経済雑誌「東洋経済」が会員向けに提供する記事の調査資料によると、消費者の67%はカスタマーサポートとのやり取りをAIアシスタントに代わりにやってほしいと望んでいるということです。相手が人であるがゆえに不適切な対応が生じ、時にコミュニケーションのミスにより不快な気持ちになることがありますが、今後、AIテクノロジーが飛躍的に進歩し、スムーズなコミュニケーションができるようになればなるほど、AIが人に代わってより好ましい回答を返してくれる場面が増えることになるのでしょうか。

歯科医院においてコミュニケーションのミスが発生する最初の場所として、受付担当者による電話対応があります。電話を受ける担当者が、的確に患者さんの意図を汲めないことがすべてではなく、患者さん自身も自分の意図を正確に伝えることができず、意思の疎通がうまく行われないことも一因としてあります。

そういった患者さんとの意思確認を確実に行うために、毎回の通話を録音する歯科医院があります。企業のカスタマーセンターなどに電話をするとよく流れてくる、「品質向上のために通話を録音させていただいております」という内容と同様ですが、実際、結構な頻度で通話録音を聞き直して、患者さんとの正確なコミュニケーションの取り直しを行っています。

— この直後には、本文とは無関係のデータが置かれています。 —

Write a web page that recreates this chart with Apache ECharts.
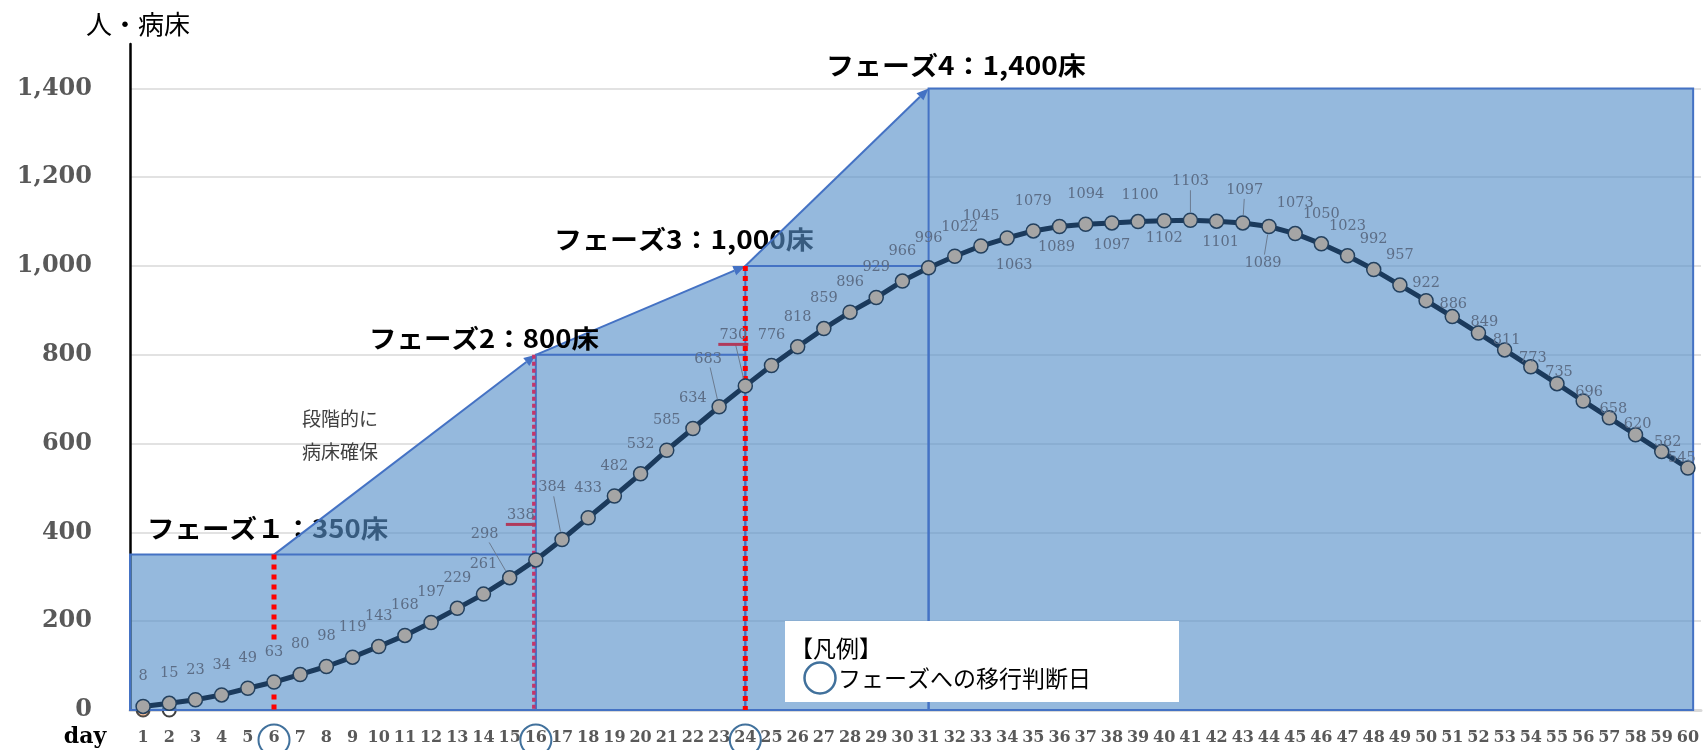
<!DOCTYPE html>
<html>
<head>
<meta charset="utf-8">
<script src="https://cdn.jsdelivr.net/npm/echarts@6/dist/echarts.min.js"></script>
<style>
html, body { margin: 0; padding: 0; background: #fff; }
#chart { width: 1704px; height: 750px; }
</style>
</head>
<body>
<div id="chart"></div>
<script>
// Day categories on the horizontal axis
const days = ['1','2','3','4','5','6','7','8','9','10','11','12','13','14','15','16','17','18','19','20',
  '21','22','23','24','25','26','27','28','29','30','31','32','33','34','35','36','37','38','39','40',
  '41','42','43','44','45','46','47','48','49','50','51','52','53','54','55','56','57','58','59','60'];

// Projected inpatients per day
const patients = [8, 15, 23, 34, 49, 63, 80, 98, 119, 143, 168, 197, 229, 261, 298, 338, 384, 433, 482, 532,
  585, 634, 683, 730, 776, 818, 859, 896, 929, 966, 996, 1022, 1045, 1063, 1079, 1089, 1094, 1097, 1100, 1102,
  1103, 1101, 1097, 1089, 1073, 1050, 1023, 992, 957, 922, 886, 849, 811, 773, 735, 696, 658, 620, 582, 545];

// Bed capacity per phase
const phaseLabels = ['フェーズ１：350床', 'フェーズ2：800床', 'フェーズ3：1,000床', 'フェーズ4：1,400床'];
const phaseBeds = [350, 800, 1000, 1400];
const phaseStart = [0.5, 16, 24, 31];
const phaseEnd = 60.2;

// Days on which the move to the next phase is decided
const decisionDays = [6, 16, 24];

// Value axis ticks
const yTicks = [0, 200, 400, 600, 800, 1000, 1200, 1400];
const yTop = 1500;

// ---- layout / styling helpers (not data) ----
const BLUE = '#4472c4';
const CIRCLE_BLUE = '#41719c';
const JP = '"Noto Sans CJK JP", "Noto Sans", sans-serif';

// Where each point's value label sits, relative to the point (px)
const labelOffsetOverride = {
  15: [-25, -43], 16: [-15, -45], 17: [-10, -52], 23: [-11, -48], 24: [-12, -51],
  32: [5, -29], 34: [7, 27], 36: [-3, 21], 38: [0, 22], 39: [2, -26], 40: [0, 18],
  41: [0, -39], 42: [4, 21], 43: [2, -33], 44: [-6, 37],
  50: [0, -17], 51: [1, -12], 52: [6, -11], 53: [2, -10], 54: [2, -9], 55: [2, -11],
  56: [6, -9], 57: [4, -9], 58: [2, -10], 59: [6, -9], 60: [-6, -10]
};
function labelOffset(day) { return labelOffsetOverride[day] || [0, -30]; }
const leaderDays = [15, 17, 23, 24, 41, 43, 44];
const underlinedDays = [16, 24];

// Decision-day marker lines: style and the stretch left open around the label
const decisionLineStyles = [
  { stroke: '#ff0000', lineWidth: 5, lineDash: [5, 5], dx: 0 },
  { stroke: '#c4356a', lineWidth: 3.5, lineDash: [4, 3], dx: -2 },
  { stroke: '#ff0000', lineWidth: 5, lineDash: [5, 5], dx: 0 }
];
const decisionLineGaps = [[35, 155], null, null];

function seg(a, b, style) {
  return { type: 'line', shape: { x1: a[0], y1: a[1], x2: b[0], y2: b[1] }, style: style };
}

// Secured-bed area: phase blocks plus the stepped ramps between them
function renderBeds(params, api) {
  const c = (x, y) => api.coord([x, y]);
  const children = [];
  const pts = [c(phaseStart[0], 0), c(phaseStart[0], phaseBeds[0])];
  for (let i = 0; i < decisionDays.length; i++) {
    pts.push(c(decisionDays[i], phaseBeds[i]));
    pts.push(c(phaseStart[i + 1], phaseBeds[i + 1]));
  }
  pts.push(c(phaseEnd, phaseBeds[phaseBeds.length - 1]), c(phaseEnd, 0));
  children.push({ type: 'polygon', shape: { points: pts }, style: { fill: 'rgba(87,144,201,0.63)' } });

  for (let i = 0; i < phaseBeds.length; i++) {
    const x0 = phaseStart[i];
    const x1 = i + 1 < phaseStart.length ? phaseStart[i + 1] : phaseEnd;
    const p0 = c(x0, phaseBeds[i]);
    const p1 = c(x1, 0);
    children.push({
      type: 'rect',
      shape: { x: p0[0], y: p0[1], width: p1[0] - p0[0], height: p1[1] - p0[1] },
      style: { fill: 'none', stroke: BLUE, lineWidth: 2 }
    });
  }

  for (let i = 0; i < decisionDays.length; i++) {
    const s = c(decisionDays[i], phaseBeds[i]);
    const e = c(phaseStart[i + 1], phaseBeds[i + 1]);
    const dx = e[0] - s[0], dy = e[1] - s[1];
    const len = Math.hypot(dx, dy), ux = dx / len, uy = dy / len;
    const L = 12, W = 5;
    const base = [e[0] - ux * L, e[1] - uy * L];
    children.push(seg(s, base, { stroke: BLUE, lineWidth: 2 }));
    children.push({
      type: 'polygon',
      shape: { points: [e, [base[0] - uy * W, base[1] + ux * W], [base[0] + uy * W, base[1] - ux * W]] },
      style: { fill: BLUE }
    });
  }
  return { type: 'group', children: children };
}

// Red dotted lines down from each decision point
function renderDecisionLines(params, api) {
  const children = [];
  decisionDays.forEach((d, i) => {
    const st = decisionLineStyles[i];
    const style = { stroke: st.stroke, lineWidth: st.lineWidth, lineDash: st.lineDash, lineCap: 'butt' };
    const gap = decisionLineGaps[i];
    const spans = gap ? [[phaseBeds[i], gap[1]], [gap[0], 0]] : [[phaseBeds[i], 0]];
    spans.forEach(sp => {
      const a = api.coord([d, sp[0]]), b = api.coord([d, sp[1]]);
      children.push(seg([a[0] + st.dx, a[1]], [b[0] + st.dx, b[1]], style));
    });
  });
  return { type: 'group', children: children };
}

function renderLeader(params, api) {
  const day = leaderDays[params.dataIndex];
  const p = api.coord([api.value(0), api.value(1)]);
  const off = labelOffset(day);
  const len = Math.hypot(off[0], off[1]);
  const a = [p[0] + off[0] * (1 - 9 / len), p[1] + off[1] * (1 - 9 / len)];
  const b = [p[0] + off[0] * (8 / len), p[1] + off[1] * (8 / len)];
  return seg(a, b, { stroke: '#6b7b90', lineWidth: 1 });
}

function renderUnderline(params, api) {
  const day = underlinedDays[params.dataIndex];
  const p = api.coord([api.value(0), api.value(1)]);
  const off = labelOffset(day);
  return {
    type: 'rect',
    shape: { x: p[0] + off[0] - 15, y: p[1] + off[1] + 8, width: 30, height: 3 },
    style: { fill: '#b03a5b' }
  };
}

function renderDayRing(params, api) {
  const p = api.coord([api.value(0), 0]);
  return {
    type: 'circle',
    shape: { cx: p[0], cy: p[1] + 30, r: 15.5 },
    style: { fill: 'none', stroke: CIRCLE_BLUE, lineWidth: 2 }
  };
}

function txt(text, x, y, font, fill, z, extra) {
  return Object.assign({
    type: 'text', x: x, y: y, z: z,
    style: { text: text, font: font, fill: fill, textAlign: 'left', textVerticalAlign: 'middle', align: 'left', verticalAlign: 'middle' }
  }, extra || {});
}

const chart = echarts.init(document.getElementById('chart'));

const option = {
  animation: false,
  backgroundColor: '#fff',
  grid: { left: 130, right: 3, top: 44, bottom: 40, containLabel: false },
  xAxis: [
    {
      type: 'category', data: days, boundaryGap: true, offset: 2,
      axisLine: { lineStyle: { color: '#d9d9d9', width: 3 } },
      axisTick: { show: false },
      axisLabel: { interval: 0, margin: 18, color: '#595959', fontFamily: 'DejaVu Serif', fontWeight: 'bold', fontSize: 16 },
      splitLine: { show: false }
    },
    { type: 'value', min: 0.5, max: 60.5, show: false }
  ],
  yAxis: {
    type: 'value', min: 0, max: yTop, interval: 200,
    axisLine: { show: true, lineStyle: { color: '#000', width: 2.5 } },
    axisTick: { show: false },
    axisLabel: {
      margin: 38, color: '#595959', fontFamily: 'DejaVu Serif', fontWeight: 'bold', fontSize: 24,
      showMaxLabel: false,
      formatter: v => (yTicks.indexOf(v) >= 0 ? v.toLocaleString('en-US') : '')
    },
    splitLine: { show: true, showMaxLine: false, lineStyle: { color: '#d9d9d9', width: 1.5 } }
  },
  graphic: [
    txt('人・病床', 86, 24, '26px ' + JP, '#000', 10),
    txt(phaseLabels[0], 147, 528, 'bold 25px ' + JP, '#000', 1, { scaleX: 1.1 }),
    txt(phaseLabels[1], 369, 338, 'bold 25px ' + JP, '#000', 10, { scaleX: 1.1 }),
    txt(phaseLabels[2], 554, 239, 'bold 25px ' + JP, '#000', 1, { scaleX: 1.12 }),
    txt(phaseLabels[3], 826, 65, 'bold 25px ' + JP, '#000', 10, { scaleX: 1.12 }),
    txt('段階的に', 302, 419, '19px ' + JP, '#404040', 10),
    txt('病床確保', 302, 452, '19px ' + JP, '#404040', 10),
    { type: 'rect', z: 10, shape: { x: 785, y: 621, width: 394, height: 81 }, style: { fill: '#fff' } },
    txt('【凡例】', 790, 648, '23px ' + JP, '#000', 11),
    { type: 'circle', z: 11, shape: { cx: 820, cy: 678, r: 15.5 }, style: { fill: 'none', stroke: CIRCLE_BLUE, lineWidth: 2.5 } },
    txt('フェーズへの移行判断日', 838, 678, '23px ' + JP, '#000', 11),
    {
      type: 'text', x: 85, y: 737, z: 10,
      style: { text: 'day', font: 'bold 22px "DejaVu Serif"', fill: '#000', textAlign: 'center', textVerticalAlign: 'middle', align: 'center', verticalAlign: 'middle' }
    }
  ],
  series: [
    {
      type: 'scatter', xAxisIndex: 0, yAxisIndex: 0, z: 1, clip: false, silent: true,
      symbolSize: 13,
      data: [
        { value: [0, 0], itemStyle: { color: '#f4b183', borderColor: '#222', borderWidth: 2 } },
        { value: [1, 0], itemStyle: { color: '#ffffff', borderColor: '#111', borderWidth: 2 } }
      ]
    },
    {
      type: 'custom', name: 'beds', xAxisIndex: 1, yAxisIndex: 0, z: 2, silent: true,
      renderItem: renderBeds, data: [[1, 0]]
    },
    {
      type: 'custom', name: 'decision', xAxisIndex: 1, yAxisIndex: 0, z: 3, silent: true,
      renderItem: renderDecisionLines, data: [[1, 0]]
    },
    {
      type: 'line', name: '入院患者数', xAxisIndex: 0, yAxisIndex: 0, z: 4,
      data: patients.map((v, i) => ({ value: v, label: { offset: labelOffset(i + 1) } })),
      symbol: 'circle', symbolSize: 14,
      lineStyle: { color: '#1b3a5c', width: 5 },
      itemStyle: { color: '#a5a5a5', borderColor: '#23405e', borderWidth: 1.5 },
      label: { show: true, position: 'inside', color: '#5c6d86', fontFamily: 'DejaVu Serif', fontSize: 14.5 },
      emphasis: { disabled: true }
    },
    {
      type: 'custom', name: 'leaders', xAxisIndex: 0, yAxisIndex: 0, z: 5, silent: true,
      renderItem: renderLeader, data: leaderDays.map(d => [d - 1, patients[d - 1]])
    },
    {
      type: 'custom', name: 'underlines', xAxisIndex: 0, yAxisIndex: 0, z: 5, silent: true,
      renderItem: renderUnderline, data: underlinedDays.map(d => [d - 1, patients[d - 1]])
    },
    {
      type: 'custom', name: 'rings', xAxisIndex: 0, yAxisIndex: 0, z: 5, silent: true, clip: false,
      renderItem: renderDayRing, data: decisionDays.map(d => [d - 1, 0])
    }
  ]
};

chart.setOption(option);
</script>
</body>
</html>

経済産業省ではGENIAC(Generative AI Accelerator Challenge)というプロジェクトを立ち上げ、生成AIをより実際の業務に活用できることを目指し、開発を促進する懸賞金活用型プロジェクト「GENIAC-PRIZE」を今年の5月9日から開始しました。生成AIにより解決が望まれるテーマの一つに「カスタマーサポートの生産性向上」があります。その他には「製造業における暗黙知の形式知化」「官公庁における審査業務(特許審査業務をモデルとする)の効率化」「安全性向上に資する技術開発」があり、実際に現場で活用できるレベルでのAI開発を促しています。2045年頃には、発達を続けたAIが人間の知能を上回る時期がくる(シンギュラリティ)と予想されていましたが、中にはすでに到達している、あるいは2030年代に早まると考える専門家もいるようです。

このように、AIの発達や普及は技術の進歩であり時代の流れではありますが、人の体を扱う医療において、コミュニケーションが人と人であることは、改めて大切なことではないかと思います。選択する治療方針をはじめとして、アポイントの取り方や投薬の考え方など、業務の隅々まで院長の考えがスタッフに浸透することで医院の一体感が生まれます。AIにより業務の効率化が図られることは好ましい面もありますが、そつのないAIとのやりとりに慣れてしまうと、消費者(患者)はますます人に対して身勝手になり、思い通りに行かない人に対して過度な不満を抱く危険性があります。

人間らしい取り組みが患者さんからの永続的な信頼につながるのが医療だとすれば、言葉を交わす中で生まれる温かさや思いやりは、人と接するコミュニケーションからしか生まれないことを改めて認識し、人とAIがうまく共存していくことが大切と思います。